Obama announces MLK Day as National Service Day

The Southerner

By Emma Aberle-Grasse

Martin Luther King changed the history of our country with his hope for humanity. Through tremendous injustice and hate, King promoted the justice and love he believed in.  To acknowledge and honor him, the United States devotes Jan. 16 to this great leader. Congress officially named Martin Luther King Day a national day of service in 1994, led by the Corporation for National and Community Service.

Although King is appropriately remembered and respected, his overall message sometimes gets lost. Yes, his major focus was fighting for the civil rights of African Americans in the United States, but he also spoke out against the Vietnam War, the rights of women and peace and justice for everyone. King fought against the injustices of his time and dreamt for the continuation of that fight.
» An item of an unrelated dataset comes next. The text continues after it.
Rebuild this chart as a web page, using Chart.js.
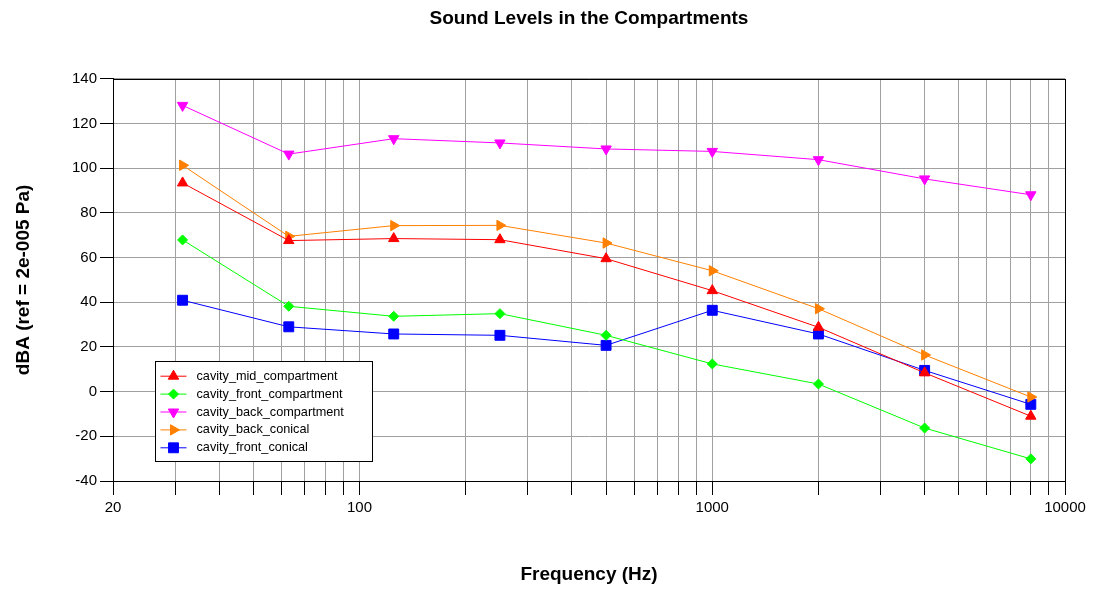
<!DOCTYPE html>
<html>
<head>
<meta charset="utf-8">
<script src="https://cdn.jsdelivr.net/npm/chart.js@4.4.1/dist/chart.umd.min.js"></script>
<style>
    body { margin: 0; background: #fff; }
</style>
</head>
<body>
<canvas id="soundChart" width="1093" height="590"></canvas>
<script>
const frequencies = [31.5, 63, 125, 250, 500, 1000, 2000, 4000, 8000];

const midCompartment   = [93.4, 67.6, 68.5, 68.0, 59.5, 45.2, 28.8, 8.4, -11.0];
const frontCompartment = [67.9, 38.2, 33.7, 34.9, 25.2, 12.4, 3.4, -16.3, -30.1];
const backCompartment  = [128.1, 106.3, 113.2, 111.3, 108.6, 107.5, 103.8, 95.2, 88.1];
const backConical      = [101.3, 69.5, 74.3, 74.4, 66.5, 54.1, 37.1, 16.4, -2.4];
const frontConical     = [40.9, 29.0, 25.8, 25.2, 20.7, 36.4, 25.8, 9.5, -5.7];

const xTicks = [20, 30, 40, 50, 60, 70, 80, 90,
    100, 200, 300, 400, 500, 600, 700, 800, 900,
    1000, 2000, 3000, 4000, 5000, 6000, 7000, 8000, 9000, 10000];
const xTickLabels = [20, 100, 1000, 10000];

function points(values) {
    return frequencies.map((f, i) => ({ x: f, y: values[i] }));
}

function series(label, values, color, style, rotation, radius) {
    return {
        label: label,
        data: points(values),
        borderColor: color,
        backgroundColor: color,
        borderWidth: 1,
        pointStyle: style,
        pointRotation: rotation,
        pointRadius: radius,
        pointBackgroundColor: color,
        pointBorderColor: color,
        pointBorderWidth: 1,
    };
}

// black frame round the plot area + legend box inside the plot
const frameAndLegend = {
    id: 'frameAndLegend',
    afterDraw(chart) {
        const ctx = chart.ctx;
        const area = chart.chartArea;
        ctx.save();
        ctx.strokeStyle = '#000';
        ctx.lineWidth = 1;
        ctx.strokeRect(Math.round(area.left) + 0.5, Math.round(area.top) + 0.5,
            Math.round(area.width), Math.round(area.height));

        const sets = chart.data.datasets;
        const rowH = 17.9;
        ctx.font = '12.7px Arial, "Liberation Sans", sans-serif';
        let maxW = 0;
        sets.forEach(ds => { maxW = Math.max(maxW, ctx.measureText(ds.label).width); });
        const boxW = 41 + maxW + 29;
        const boxH = 14.7 + rowH * (sets.length - 1) + 13.3;
        const left = Math.round(area.left + 42) + 0.5;
        const top = Math.round(area.bottom - 20 - boxH) + 0.5;
        ctx.fillStyle = '#fff';
        ctx.fillRect(left, top, Math.round(boxW), Math.round(boxH));
        ctx.strokeRect(left, top, Math.round(boxW), Math.round(boxH));

        sets.forEach((ds, i) => {
            const y = top + 14.7 + i * rowH;
            ctx.strokeStyle = ds.borderColor;
            ctx.lineWidth = 1;
            ctx.beginPath();
            ctx.moveTo(left + 5, y);
            ctx.lineTo(left + 31, y);
            ctx.stroke();
            ctx.fillStyle = ds.pointBackgroundColor;
            ctx.strokeStyle = ds.pointBorderColor;
            Chart.helpers.drawPoint(ctx, {
                pointStyle: ds.pointStyle,
                rotation: ds.pointRotation,
                radius: ds.pointRadius,
                borderWidth: 1,
            }, left + 18, y);
            ctx.fillStyle = '#000';
            ctx.textBaseline = 'middle';
            ctx.textAlign = 'left';
            ctx.fillText(ds.label, left + 41, y);
        });
        ctx.restore();
    },
};

new Chart(document.getElementById('soundChart'), {
    type: 'line',
    data: {
        datasets: [
            series('cavity_mid_compartment', midCompartment, '#ff0000', 'triangle', 0, 6),
            series('cavity_front_compartment', frontCompartment, '#00ff00', 'rectRot', 0, 5),
            series('cavity_back_compartment', backCompartment, '#ff00ff', 'triangle', 180, 6),
            series('cavity_back_conical', backConical, '#ff8000', 'triangle', 90, 6),
            series('cavity_front_conical', frontConical, '#0000ff', 'rect', 0, 7),
        ],
    },
    plugins: [frameAndLegend],
    options: {
        responsive: false,
        animation: false,
        layout: {
            padding: { left: 0, right: 28, top: 0, bottom: 0 },
        },
        plugins: {
            legend: { display: false },
            tooltip: { enabled: false },
            title: {
                display: true,
                fullSize: false,
                text: 'Sound Levels in the Compartments',
                color: '#000',
                font: { family: 'Arial, "Liberation Sans", sans-serif', size: 19, weight: 'bold' },
                padding: { top: 7, bottom: 49 },
            },
        },
        scales: {
            x: {
                type: 'logarithmic',
                min: 20,
                max: 10000,
                afterBuildTicks: (scale) => {
                    scale.ticks = xTicks.map(v => ({ value: v }));
                },
                afterFit: (scale) => { scale.height = 109; },
                ticks: {
                    autoSkip: false,
                    maxRotation: 0,
                    padding: 4,
                    color: '#000',
                    font: { family: 'Arial, "Liberation Sans", sans-serif', size: 15 },
                    callback: (value) => xTickLabels.includes(value) ? String(value) : '',
                },
                grid: {
                    color: '#a0a0a0',
                    lineWidth: 1,
                    tickColor: '#000',
                    tickLength: 14,
                },
                border: { color: '#000', width: 1 },
                title: {
                    display: true,
                    text: 'Frequency (Hz)',
                    color: '#000',
                    font: { family: 'Arial, "Liberation Sans", sans-serif', size: 19, weight: 'bold' },
                    padding: { top: 0, bottom: 4 },
                },
            },
            y: {
                min: -40,
                max: 140,
                afterFit: (scale) => { scale.width = 113; },
                ticks: {
                    stepSize: 20,
                    padding: 3,
                    color: '#000',
                    font: { family: 'Arial, "Liberation Sans", sans-serif', size: 15 },
                },
                grid: {
                    color: '#a0a0a0',
                    lineWidth: 1,
                    tickColor: '#000',
                    tickLength: 13,
                },
                border: { color: '#000', width: 1 },
                title: {
                    display: true,
                    text: 'dBA (ref = 2e-005 Pa)',
                    color: '#000',
                    font: { family: 'Arial, "Liberation Sans", sans-serif', size: 19, weight: 'bold' },
                    padding: { top: 12, bottom: 0 },
                },
            },
        },
    },
});
</script>
</body>
</html>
When King wrote “Injustice anywhere is a threat to justice everywhere,” in his letter from Birmingham jail, he was speaking of all injustices. We have to remember to fight against the injustices today, against gays and lesbians and against the poor and homeless.

In Dr King’s famous “Drum Major” sermon, he expresses that we don’t need everyone to be big, courageous leaders; we need supportive and loving community members. I think community service is an important way to honor Dr King. If we all take one day out of the year to remember that there is still injustice happening in our country and commit to giving our service we can make dreams such as Dr King’s come true.